Story-Telling as a Maker Space
Education Rethink 2013-06-28
"We need maker spaces," a man says. "Let kids tinker with stuff. Let them code. Let them build things. It'll be more important down the road than if they were just writing stories." I overheard those words at a tech conference. It wasn't trying to eavesdrop. But I was left with a lingering sense that story-telling is only cool right now if it's non-fiction and it has the word "digital" attached to it. For all the talk of creativity and maker spaces, there's a sense that novels, narratives and fiction don't really have a place unless it's in a video game or in augmented reality. But why can't tinkering, innovating, revising and constructing all apply to story-telling? Why can't a novel be considered another form of augmented reality? Why can't creativity include creating something with words and ideas? I've built stuff before, but I find myself bored with the physics of it.

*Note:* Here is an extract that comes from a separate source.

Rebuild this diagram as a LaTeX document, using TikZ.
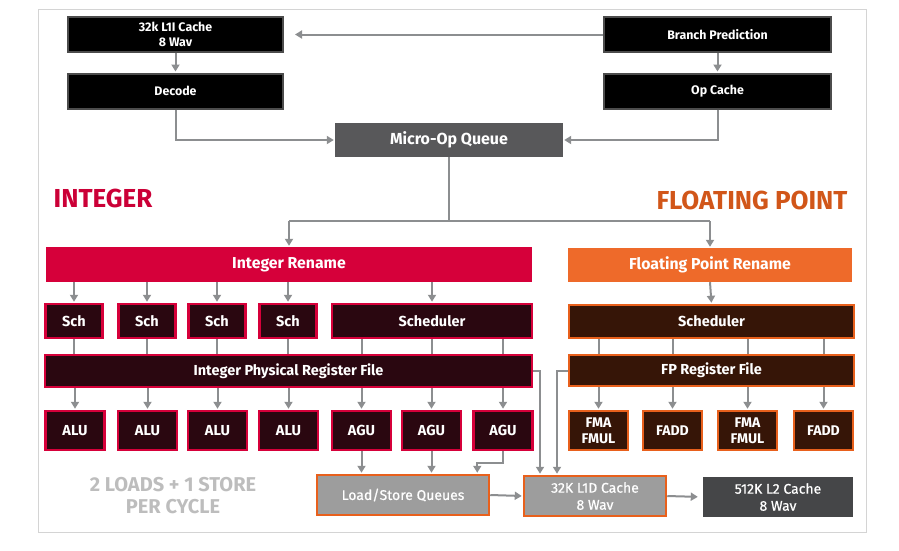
\documentclass[tikz,border=0pt]{standalone}
\usepackage{fontspec}
\setmainfont{Fira Sans}
\newfontfamily\medfont{Fira Sans}[FakeBold=0.6]
\usepackage{tikz}
\usetikzlibrary{arrows.meta,positioning,calc}
\definecolor{intred}{HTML}{D6003A}
\definecolor{intdark}{HTML}{2A0710}
\definecolor{fporange}{HTML}{EE6A2A}
\definecolor{fpline}{HTML}{E8601C}
\definecolor{fpdark}{HTML}{361507}
\definecolor{wiregray}{HTML}{8C8E90}
\definecolor{qgray}{HTML}{58585A}
\definecolor{l2gray}{HTML}{454648}
\definecolor{lsgray}{HTML}{9D9D9D}
\definecolor{labelgray}{HTML}{BDBDBD}
\definecolor{framegray}{HTML}{D4D4D4}

\begin{document}
\begin{tikzpicture}[x=1pt,y=-1pt,
  box/.style={inner sep=0pt, align=center, text=white, font=\bfseries\fontsize{14.5}{17}\selectfont},
  frontbox/.style={box, fill=black, draw=black!70, line width=2pt, minimum width=215pt, minimum height=35pt, font=\bfseries\fontsize{12.4}{15}\selectfont},
  intbox/.style={box, fill=intdark, draw=intred, line width=2.5pt},
  fpbox/.style={box, fill=fpdark, draw=fpline, line width=2.5pt},
  unit/.style={minimum width=59pt, minimum height=39pt},
  renamebox/.style={box, font=\bfseries\fontsize{15.8}{18}\selectfont},
  membox/.style={box, fill=lsgray, draw=fpline, line width=2.5pt, minimum height=40pt, font=\medfont\fontsize{14}{17}\selectfont},
  wire/.style={draw=wiregray, line width=2pt},
  arr/.style={wire, -{Triangle[length=7pt,width=8pt]}, shorten >=1pt},
]
  \useasboundingbox (0,0) rectangle (899,550);
  % frame
  \draw[framegray, line width=1pt] (38,9) rectangle (866,532);

  % front end
  \node[frontbox] (l1i) at (175.5,34.5) {32k L1I Cache\\8 Wav};
  \node[frontbox] (dec) at (175.5,91) {Decode};
  \node[frontbox, minimum width=227pt] (bp) at (717.5,34.5) {Branch Prediction};
  \node[frontbox, minimum width=227pt] (opc) at (717.5,91) {Op Cache};
  \node[box, fill=qgray, minimum width=228pt, minimum height=34pt, font=\bfseries\fontsize{16}{18}\selectfont] (moq) at (449,140) {Micro-Op Queue};

  \draw[arr, shorten >=11pt] (bp.west) -- (l1i.east);
  \draw[arr] (l1i.south) -- (dec.north);
  \draw[arr] (bp.south) -- (opc.north);
  \draw[arr] (dec.south) |- (moq.west);
  \draw[arr] (opc.south) |- (moq.east);

  % section titles
  \node[text=intred!95!black, font=\bfseries\fontsize{26}{28}\selectfont] (inttitle) at (103,198) {INTEGER};
  \node[text=fpline!90!black, font=\bfseries\fontsize{26}{28}\selectfont] (fptitle) at (752,200) {FLOATING POINT};

  % rename
  \node[renamebox, fill=intred, minimum width=486pt, minimum height=35pt] (irn) at (289,264.5) {Integer Rename};
  \node[renamebox, fill=fporange, minimum width=284pt, minimum height=34pt] (frn) at (710,265) {Floating Point Rename};
  \coordinate (split) at (449,221);
  \draw[wire] (moq.south) -- (split);
  \draw[wire] (irn.north |- split) -- (frn.north |- split);
  \draw[arr] (irn.north |- split) -- (irn.north);
  \draw[arr] (frn.north |- split) -- (frn.north);

  % integer side
  \foreach \x/\n in {74/1,147/2,217/3,288/4}
    \node[intbox, minimum width=57pt, minimum height=34pt] (sch\n) at (\x,321) {Sch};
  \node[intbox, minimum width=200pt, minimum height=34pt] (isch) at (432,321) {Scheduler};
  \node[intbox, minimum width=487pt, minimum height=32pt] (iprf) at (288.5,371) {Integer Physical Register File};
  \foreach \x/\n in {75/1,147.5/2,217.5/3,288.5/4}
    \node[intbox, unit] (alu\n) at (\x,430.5) {ALU};
  \foreach \x/\n in {361.5/1,431.5/2,503/3}
    \node[intbox, unit] (agu\n) at (\x,430.5) {AGU};

  \foreach \n in {1,...,4} {
    \draw[arr] (sch\n.north |- irn.south) -- (sch\n.north);
    \draw[wire] (sch\n.south) -- (sch\n.south |- iprf.north);
    \draw[arr] (alu\n.north |- iprf.south) -- (alu\n.north);
  }
  \draw[arr] (isch.north |- irn.south) -- (isch.north);
  \foreach \n in {1,2,3} {
    \draw[wire] (agu\n.north |- isch.south) -- (agu\n.north |- iprf.north);
    \draw[arr] (agu\n.north |- iprf.south) -- (agu\n.north);
  }

  % floating point side
  \node[fpbox, minimum width=285pt, minimum height=33pt] (fsch) at (711.5,321.5) {Scheduler};
  \node[fpbox, minimum width=285pt, minimum height=31pt] (fprf) at (711.5,370.5) {FP Register File};
  \foreach \x/\n/\t in {598.5/1/{FMA\\FMUL},672.5/2/FADD,747.5/3/{FMA\\FMUL},823.5/4/FADD}
    \node[fpbox, unit, font=\bfseries\fontsize{14}{16}\selectfont] (fpu\n) at (\x,430.5) {\t};
  \draw[arr] (frn.south) -- (fsch.north);
  \foreach \n in {1,...,4} {
    \draw[wire] (fpu\n.north |- fsch.south) -- (fpu\n.north |- fprf.north);
    \draw[arr] (fpu\n.north |- fprf.south) -- (fpu\n.north);
  }

  % load/store and caches
  \node[membox, minimum width=172pt] (lsq) at (403,495) {Load/Store Queues};
  \node[membox, minimum width=142pt] (l1d) at (595,496) {32K L1D Cache\\8 Wav};
  \node[box, fill=l2gray, minimum width=150pt, minimum height=40pt, font=\medfont\fontsize{14}{17}\selectfont] (l2) at (778,497) {512K L2 Cache\\8 Wav};

  \draw[arr] (agu1.south) -- (agu1.south |- lsq.north);
  \draw[arr] (agu2.south) -- (agu2.south |- lsq.north);
  \draw[arr] (agu3.south) -- ++(0,12) -| ([xshift=-13pt]lsq.north east);
  \draw[arr] (iprf.east) -| ([xshift=-55pt]l1d.north);
  \draw[arr] (fprf.west) -| ([xshift=-38pt]l1d.north);
  \draw[arr] (lsq.east) -- (l1d.west);
  \draw[arr, shorten >=5pt] (l1d.east) -- (l2.west);

  \node[text=labelgray, align=center, font=\bfseries\fontsize{20}{22}\selectfont] (ldst) at (173,496) {2 LOADS + 1 STORE\\PER CYCLE};
\end{tikzpicture}
\end{document}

But let me plunge into the fantastical, into the fictional, and I'm good. Let me create characters and imagine them to the detail until it feels like I want to meet them in person. Let me dream up a setting. Let me work through a plot and struggle with how it will keep the reader's attention. I could be wrong, but I think quite a few students would enjoy that process as well - not because it will get them a job, but because story-telling is a part of what makes us human. Tech tools come and go. Social context changes. But stories. Man, we're always drawn toward stories.